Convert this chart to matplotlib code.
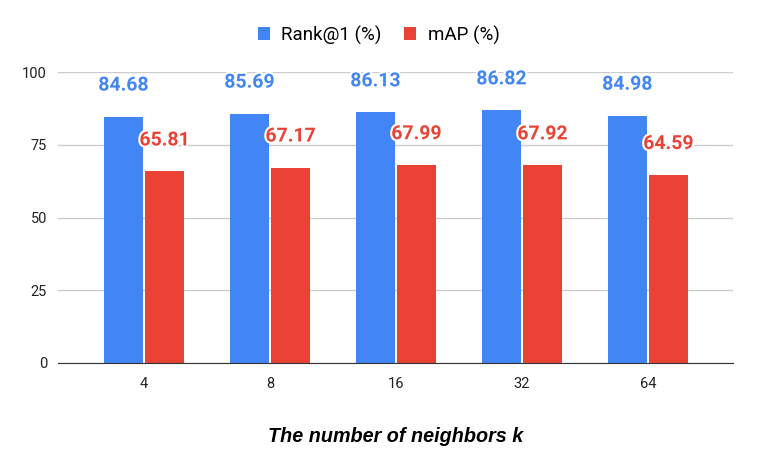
import numpy as np
import matplotlib.pyplot as plt
import matplotlib.patheffects as pe

# data
neighbors = ['4', '8', '16', '32', '64']
rank1 = [84.68, 85.69, 86.13, 86.82, 84.98]
mAP = [65.81, 67.17, 67.99, 67.92, 64.59]

blue = '#4285F4'
red = '#EA4335'

plt.rcParams['font.family'] = ['Roboto', 'DejaVu Sans']

fig = plt.figure(figsize=(7.57, 4.68), dpi=100)
ax = fig.add_axes([58 / 757, 1 - 363 / 468, 675 / 757, 291 / 468])

x = np.arange(len(neighbors))
w = 0.31
off = 0.163
b1 = ax.bar(x - off, rank1, w, color=blue, label='Rank@1 (%)', zorder=3)
b2 = ax.bar(x + off, mAP, w, color=red, label='mAP (%)', zorder=3)

outline = [pe.withStroke(linewidth=3, foreground='white')]
for xi, v in zip(x, rank1):
    ax.annotate(f'{v:.2f}', (xi - off, v), xytext=(0, 31), textcoords='offset pixels',
                ha='center', va='center', color=blue, fontsize=14, fontweight='bold',
                path_effects=outline, zorder=5)
for xi, v in zip(x, mAP):
    ax.annotate(f'{v:.2f}', (xi + off, v), xytext=(0, 31), textcoords='offset pixels',
                ha='center', va='center', color=red, fontsize=14, fontweight='bold',
                path_effects=outline, zorder=5)

ax.set_ylim(0, 100)
ax.set_xlim(-0.683, 4.675)
ax.set_yticks([0, 25, 50, 75, 100])
ax.set_xticks(x)
ax.set_xticklabels(neighbors)
ax.grid(axis='y', color='#cccccc', linewidth=1, zorder=0)
for s in ['top', 'right', 'left']:
    ax.spines[s].set_visible(False)
ax.spines['bottom'].set_color('#333333')
ax.spines['bottom'].set_zorder(4)
ax.tick_params(length=0, labelsize=10.5, colors='#222222')
ax.tick_params(axis='x', pad=10)
ax.tick_params(axis='y', pad=8)

ax.set_xlabel('The number of neighbors k', family='Liberation Sans', fontweight='bold',
              style='italic', fontsize=14.2, labelpad=26)

ax.legend(loc='center', bbox_to_anchor=(0.475, 1 + 37 / 291), ncol=2, frameon=False,
          fontsize=13.5, handlelength=0.65, handleheight=0.65, handletextpad=0.6,
          columnspacing=1.2)

fig.savefig('out.png', dpi=100)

****************************************

*What to do:* Exactly restate the lines from the beginning of the data through the line with "b2 = ax.bar(x", and no others, keeping pictures out.

*Completed task:*
Convert this chart to matplotlib code.
import numpy as np
import matplotlib.pyplot as plt
import matplotlib.patheffects as pe

# data
neighbors = ['4', '8', '16', '32', '64']
rank1 = [84.68, 85.69, 86.13, 86.82, 84.98]
mAP = [65.81, 67.17, 67.99, 67.92, 64.59]

blue = '#4285F4'
red = '#EA4335'

plt.rcParams['font.family'] = ['Roboto', 'DejaVu Sans']

fig = plt.figure(figsize=(7.57, 4.68), dpi=100)
ax = fig.add_axes([58 / 757, 1 - 363 / 468, 675 / 757, 291 / 468])

x = np.arange(len(neighbors))
w = 0.31
off = 0.163
b1 = ax.bar(x - off, rank1, w, color=blue, label='Rank@1 (%)', zorder=3)
b2 = ax.bar(x + off, mAP, w, color=red, label='mAP (%)', zorder=3)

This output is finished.